將有作於上者,得吾說而存之,其國家可幾而理歟[10]!
——選自《四部叢刊》本《朱文公校昌黎先生集》
古時候的君子,他要求自己嚴格而全面,他對待別人寬容又簡約。嚴格而全面,所以不怠惰;寬容又簡約,所以人家都樂意做好事。聽說古代的聖人舜,他的做人,是個仁義的人。探究舜所以成為聖人的道理,就責備自己說:“他是個人,我也是個人,他能這樣,我卻不能這樣!”早晚都在思考,改掉那不如舜的行為,去做那符合舜的。聽說古代的聖人周公,他的做人,是個多才多藝的人。探究他所以成為聖人的道理,就責備自己說:“他是個人,我也是個人,他能這樣,我卻不能這樣!”早晚都在思考,改掉那不如周公的,去做那符合周公的。舜,是大聖人,後代沒有能及得上他的,周公,是大聖人,後代沒有能及得上他的;這些人卻說:“及不上舜,及不上周公,是我的缺點。”這不就是要求自身嚴格而且全面嗎?他對待別人,說道:“那個人啊,能有這點,這就夠得上是良善的人了;能擅長這個,就算得上是有才能的人了。”肯定他一個方面,而不苛求他別的方面,論他的今天的表現,而不計較他的過去,小心謹慎地只恐怕別人得不到做好事應得的表揚。一件好事是容易做到的,一種技能是容易學得的,他對待別人,卻說:“能有這樣,這就夠了。”又說:“能擅長這個,這就夠了。”豈不是要求別人寬容又簡少嗎?

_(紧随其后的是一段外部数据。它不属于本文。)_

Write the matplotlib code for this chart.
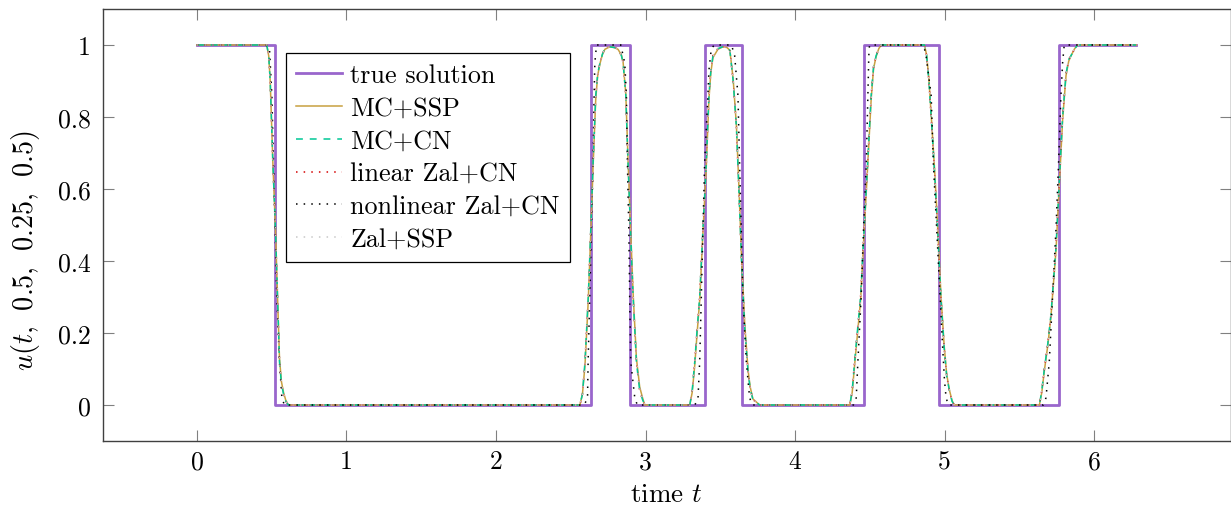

現在的君子可不同,他責備別人周詳,他要求自己簡少。周詳,所以人家難以做好事;簡少,所以自己進步就少。自己沒有什麼優點,說:“我有這優點,這夠就了。”自己沒有什麼才能,說:“我有這本領,這就夠了。”對外欺騙別人,對己欺騙良心,還沒有多少收穫就止步不前,豈不是要求自身太少了嗎?他們要求別人,說:“他雖然能做這個,但他的人品不值得讚美,他雖然擅長這個,但他的才用不值得稱道。”舉出他一方面的欠缺不考慮他多方面的長處,只追究他的既往,不考慮他的今天,心中惶惶不安只怕別人有好的名聲。豈不是責求別人太周全了嗎?這就叫不用常人的標準要求自身,卻用聖人的標準希望別人,我看不出他是尊重自己的啊!

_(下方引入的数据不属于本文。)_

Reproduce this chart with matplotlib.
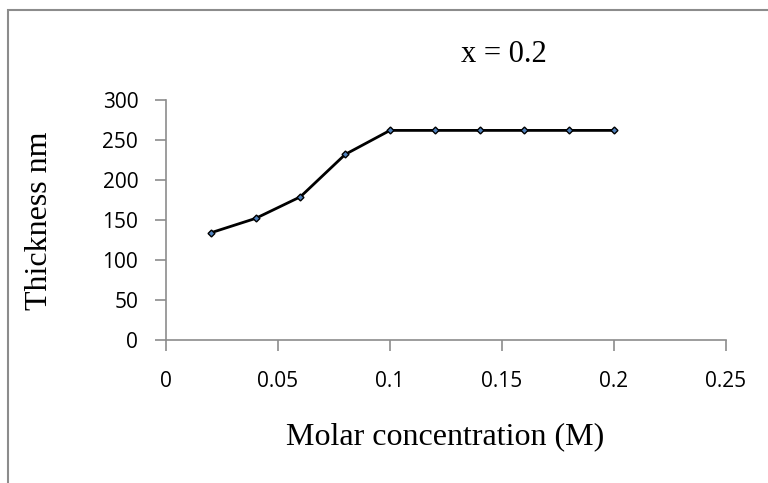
import matplotlib.pyplot as plt
from matplotlib.patches import Rectangle

# Thickness vs molar concentration, x = 0.2
molar_conc = [0.02, 0.04, 0.06, 0.08, 0.10, 0.12, 0.14, 0.16, 0.18, 0.20]
thickness = [134, 152, 179, 232, 262, 262, 262, 262, 262, 262]
x_ticks = [0, 0.05, 0.1, 0.15, 0.2, 0.25]
x_tick_labels = ["0", "0.05", "0.1", "0.15", "0.2", "0.25"]
y_ticks = [0, 50, 100, 150, 200, 250, 300]

fig = plt.figure(figsize=(7.68, 4.83), dpi=100)
ax = fig.add_axes([166 / 768, 1 - 340 / 483, (726 - 166) / 768, (340 - 100) / 483])

# outer chart frame (cut off at right and bottom like the reference)
fig.patches.append(Rectangle((8 / 768, -0.1), 1.2, 1 - 10 / 483 + 0.1,
                             transform=fig.transFigure, fill=False,
                             edgecolor="#8c8c8c", linewidth=1.5))

ax.plot(molar_conc, thickness, color="black", linewidth=2,
        marker="D", markersize=3.5, markerfacecolor="#4f81bd",
        markeredgecolor="black", markeredgewidth=1)

ax.set_xlim(0, 0.25)
ax.set_ylim(0, 300)
ax.set_xticks(x_ticks)
ax.set_xticklabels(x_tick_labels)
ax.set_yticks(y_ticks)

for side in ["top", "right"]:
    ax.spines[side].set_visible(False)
for side in ["left", "bottom"]:
    ax.spines[side].set_color("#8c8c8c")
    ax.spines[side].set_linewidth(1.2)

ax.tick_params(axis="both", direction="out", length=8, width=1.2,
               color="#8c8c8c", labelsize=15)
ax.tick_params(axis="y", pad=12)
ax.tick_params(axis="x", pad=14)
for lbl in ax.get_xticklabels() + ax.get_yticklabels():
    lbl.set_family("Open Sans")

fig.text(445 / 768, 1 - 437 / 483, "Molar concentration (M)", ha="center", va="center",
         family="Liberation Serif", fontsize=23)
fig.text(40 / 768, 1 - 221 / 483, "Thickness nm", ha="center", va="center",
         rotation=90, family="Liberation Serif", fontsize=23)
fig.text(504 / 768, 1 - 55 / 483, "x = 0.2", ha="center", va="center",
         family="Liberation Serif", fontsize=22)

fig.savefig("out.png", dpi=100)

儘管如此,這樣做是有他的根源的,就是所謂怠惰和忌妒啊。怠惰的人不能自我修養,而忌妒的人害怕別人修身。我不止一次地試驗過,曾經對大家說:“某人是賢良的人,某人是賢良的人。”那隨聲附和的,一定是他的.同夥;否則,就是和他疏遠沒有相同利害的人;否則,就是怕他的人。不然的話,強橫的定會厲聲反對,軟弱的定會滿臉不高興。我又曾經試著對大家說:“某人不是賢良的人,某人不是賢良的人。”那不隨聲附和的人,一定是他的同夥;否則,就是和他疏遠沒有相同利害的人;否則,就是怕他的人。不這樣的話,強橫的定會連聲贊同,軟弱的定會喜形於色。因此,事業成功詆毀便隨之產生;德望高了惡言就接踵而來。唉!讀書人生活在當今世界上,而希求名譽的光大、德行的推廣、難極了!
在位的人想有所作為,聽取我的說法記在心中,那國家差不多可以治理好了!
【注釋】
[1]重:嚴格。周:周密、全面。[2]輕:寬容。約:簡少。以上二句出自《論語·衛靈公》:“躬自厚而薄責於人”。[3]不怠:指不懈怠地進行道德修養。[4]舜:傳說中遠古時代的君王。仁義人:符合儒家仁義道德規範的人。句出《孟子·離婁下》:“舜明於庶物,察於人倫,由仁義行,非行仁義也”。[5]句出《孟子·滕文公上》:“顏淵曰:‘舜何人也?予何人也?有為者,亦若是。’”[6]周公:周文王子,周武王弟。武王死後,成王年幼繼位,由周公攝政。多才與藝人:多才多藝的人。句出《尚書·金縢》:周公有言:“予仁若考,能多才多藝,能事鬼事神。”[7]廉:少。[8]已:太、甚。[9]說:同“悅”。[10]幾:庶幾、差不多。